I wrote here about President Obama’s plans to redistribute wealth from the suburbs to the cities, as exposed by Stanley Kurtz in his book Spreading The Wealth: How Obama Is Robbing The Suburbs To Pay For the Cites. Stanley returns to this theme in a post about the latest element of the president’s regionalist policy — the July 19 publication of a Department of Housing and Urban Development regulation broadening the obligation of recipients of federal aid to “affirmatively further fair housing.”
As Stanley explains, the apparent purpose of this rule change is to force suburban neighborhoods with no record of housing discrimination to build more public housing targeted to ethnic and racial minorities. Several administration critics have noticed the change and challenged it, even as the mainstream media declines to cover the story.
But, says Stanley, the underlying thrust of the rule change is more revolutionary than forcing racial and ethnic diversity on the suburbs:
The new HUD rule is really about changing the way Americans live. It is part of a broader suite of initiatives designed to block suburban development, press Americans into hyper-dense cities, and force us out of our cars. Government-mandated ethnic and racial diversification plays a role in this scheme, yet the broader goal is forced “economic integration.”
The ultimate vision is to make all neighborhoods more or less alike, turning traditional cities into ultra-dense Manhattans, while making suburbs look more like cities do now. In this centrally-planned utopia, steadily increasing numbers will live cheek-by-jowl in “stack and pack” high-rises close to public transportation, while automobiles fall into relative disuse.

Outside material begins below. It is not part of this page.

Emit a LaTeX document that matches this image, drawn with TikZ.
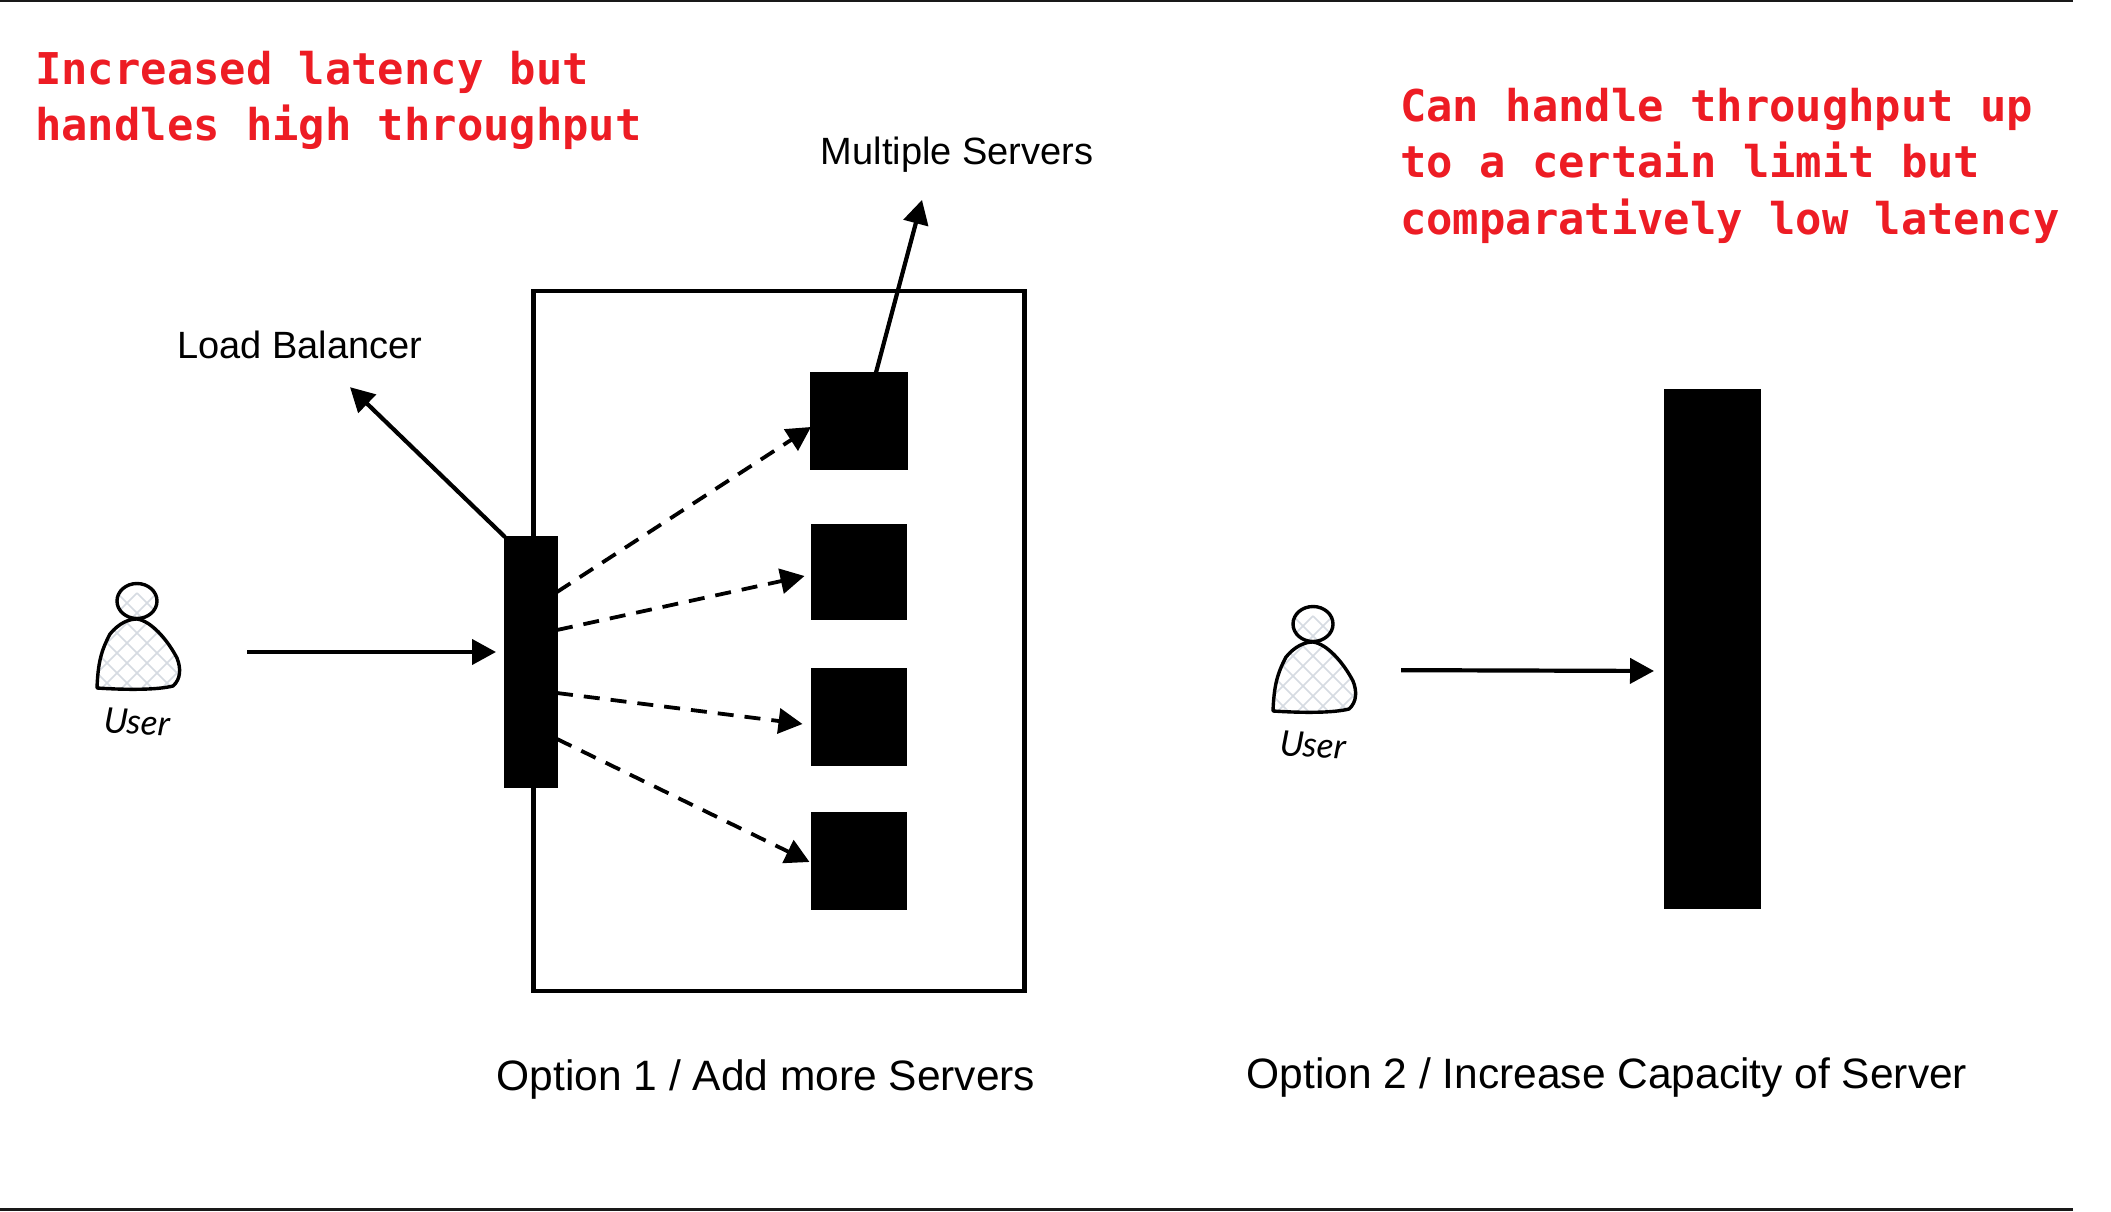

To help us understand this vision, Stanley turns to San Francisco and its “Plan Bay Area” program:
Essentially, Plan Bay Area attempts to block the development of any new suburbs, forcing all population growth over the next three decades into the existing “urban footprint” of the region. The plan presses 70-80 percent of all new housing and 66 percent of all business expansion into 150 or so “priority development areas” (PDAs), select neighborhoods near subway stations and other public transportation facilities. This scheme will turn up to a quarter of the region’s existing neighborhoods–many now dotted with San Francisco’s famously picturesque, Victorian-style single-family homes–into mini-Manhattans jammed with high-rises and tiny apartments. The densest PDAs will be many times denser than Manhattan.
In effect, by preventing the development of new suburbs, and reducing traditional single-family home development in existing suburbs, Plan Bay Area will squeeze 30 years worth of in-migrating population into a few small urban enclaves, and force most new businesses into the same tight quarters. The result will be a steep increase in the Bay Area’s already out-of-control housing prices. This will hit the poor and middle class the hardest. While some poor and minority families will receive tiny subsidized apartments in the high-rise PDAs, many others will find themselves displaced by the new development, or priced out of the local housing market altogether.
The Obama administration has helped promote Plan Bay Area. It awarded the agencies that developed the program its second-highest “Sustainable Communities Grant” in 2012, citing the way Plan Bay Area “encourage[es] connections” between jobs, housing, and transportation. As Stanley says, this “encouragement” amounts to locating new residents –-poor and minorities included — in existing prosperous communities, replicating Manhattan-style “priority development areas.”
Stanley expects that HUD and other agencies will soon begin to press localities directly, rather than through the medium of California’s new regionalist scheme. The Sustainable Communities program will be its vehicle, along with suits against recalcitrant suburbs under the Fair Housing Law. As HUD Secretary Donovan admitted when he announced his agency’s new regulation broadening the obligation of recipients of federal aid to “affirmatively further fair housing,” the reg isn’t really focused on preventing “outright discrimination and access to the housing itself.”
Donovan also proclaimed: “Make no mistake: this is a big deal.” And so it is. While the MSM portrays the Obama administration as devoid these days of big ideas, in reality his big ideas are too controversial for him to discuss.